Crise irano-américaine: la science de la décision
Vendredi dernier, l’armée américaine a tué, à Bagdad, le général iranien Qassem Soleimani sous l’ordre du président Donald Trump. Le geste, d’une telle gravité qu’il s’apparente à un acte de guerre, aura certainement des conséquences majeures pour la région, sinon pour le monde.
Mais alors que les Américains attendent avec anxiété (ou excitation) de voir s’il y aura une escalade funeste des ripostes et des contre-ripostes, la dernière étant l’envoi d’une douzaine de missiles sur deux bases abritant des soldats américains en Irak, plusieurs se demandent comment le commandant en chef en est venu à choisir une option aussi risquée, soit de viser un général.
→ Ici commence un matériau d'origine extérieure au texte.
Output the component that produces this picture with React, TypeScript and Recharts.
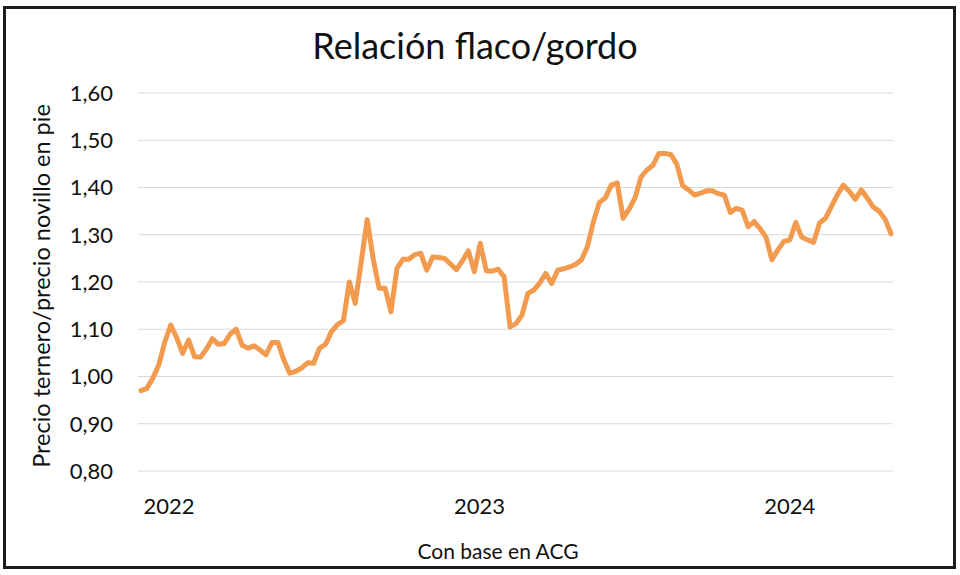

À en croire le New York Times, les plus stupéfaits sont les militaires eux-mêmes. Et pourtant, ce sont eux qui ont proposé l’option ! Aussi pouvons-nous nous étonner qu’ils soient étonnés, non ?
Il existe toute une science de la décision. Décider est au cœur du métier des gestionnaires. Plus que tout autre aspect de leur métier, il s’agit de l’outil le plus puissant et immédiat pour qu’ils exercent leur autorité. Aussi, cette science cherche à mettre en lumière les facteurs qui contribuent à une bonne prise de décision, mais aussi les freins.
À cet égard, le Prix Nobel d’économie Daniel Kahneman fait figure de proue pour avoir démontré que l’humain est, la plupart du temps, irrationnel. Ses recherches ont mis en relief les biais cognitifs qui sont autant de grains de sable dans un engrenage qui se voudrait autrement purement logique. Ces biais faussent ainsi la donne lorsque vient le temps de peser les différentes options.
Postulat erroné
Mais voilà, cette science repose souvent sur le postulat que toutes les options sont sur la table et qu’il est possible d’en évaluer le pour et le contre, méthode popularisée par Benjamin Franklin il y a plus de 250 ans. Or, rien n’est moins vrai, en particulier en politique.
Alors qu’ils font campagne, les candidats brassent les idées avec une panoplie de gens, la plupart bénévoles, allant de membres de partis politiques à des citoyens engagés et soucieux de contribuer à la construction d’une vision et d’un programme. Au pouvoir, ce sont les fonctionnaires qui deviennent les interlocuteurs principaux, étant ceux qui sont responsables de l’exécution du travail.
Or, il arrive souvent que « la machine » aiguillonne le décideur vers l’option qu’elle privilégie. Comment ? En truquant le processus décisionnel par un « faux choix ».
On offre un nombre limité de « bonnes » options entourées d’options tellement bancales, voire ridicules, qu’il est impensable qu’elles soient sélectionnées. Comme le stipule la Constitution, le président des États-Unis est le commandant en chef des forces armées. Mais n’étant pas lui-même un militaire d’expérience, et donc ne possédant que des connaissances limitées sur les réalités complexes de l’art de la guerre, il est de coutume de lui présenter un menu d’options lorsqu’une décision est attendue. La semaine dernière, l’une de ces options était d’assassiner Qassem Soleimani, acte tellement inusité que la dernière fois que l’armée américaine a exercé une telle option remonte à 1943 lors de l’assassinat de l’amiral japonais Isoroku Yamamoto. Et pourtant, le choix figurerait bel et bien sur le « menu » présenté au président.
La politique, ici, se joue sur une trame bien moins dramatique. Nous aurions cependant tout avantage à réfléchir davantage sur les processus menant à la prise de décision politique.
Deux leviers À cet égard, deux leviers devraient être actionnés. Le premier est la qualité de l’information sur laquelle on prend des décisions majeures. Nous devrions mieux financer les think tanks d’ici et autres outils qui permettent d’approfondir notre compréhension et les meilleures pratiques sur les sujets importants. Le second est la qualité du personnel politique, dont la principale fonction est de s’assurer de la qualité du processus décisionnel. Ce métier, ingrat et mal payé, est de moins en moins attrayant, en particulier depuis qu’on interdit à ceux qui le quittent de travailler dans leur principal champ d’expertise pour une période d’un an.
Ces deux leviers ne nous mettront pas à l’abri des mauvaises décisions publiques dont celle de nos voisins du Sud. Mais tout de même, améliorer le processus décisionnel ne pourrait qu’être bénéfique pour l’avenir de notre société.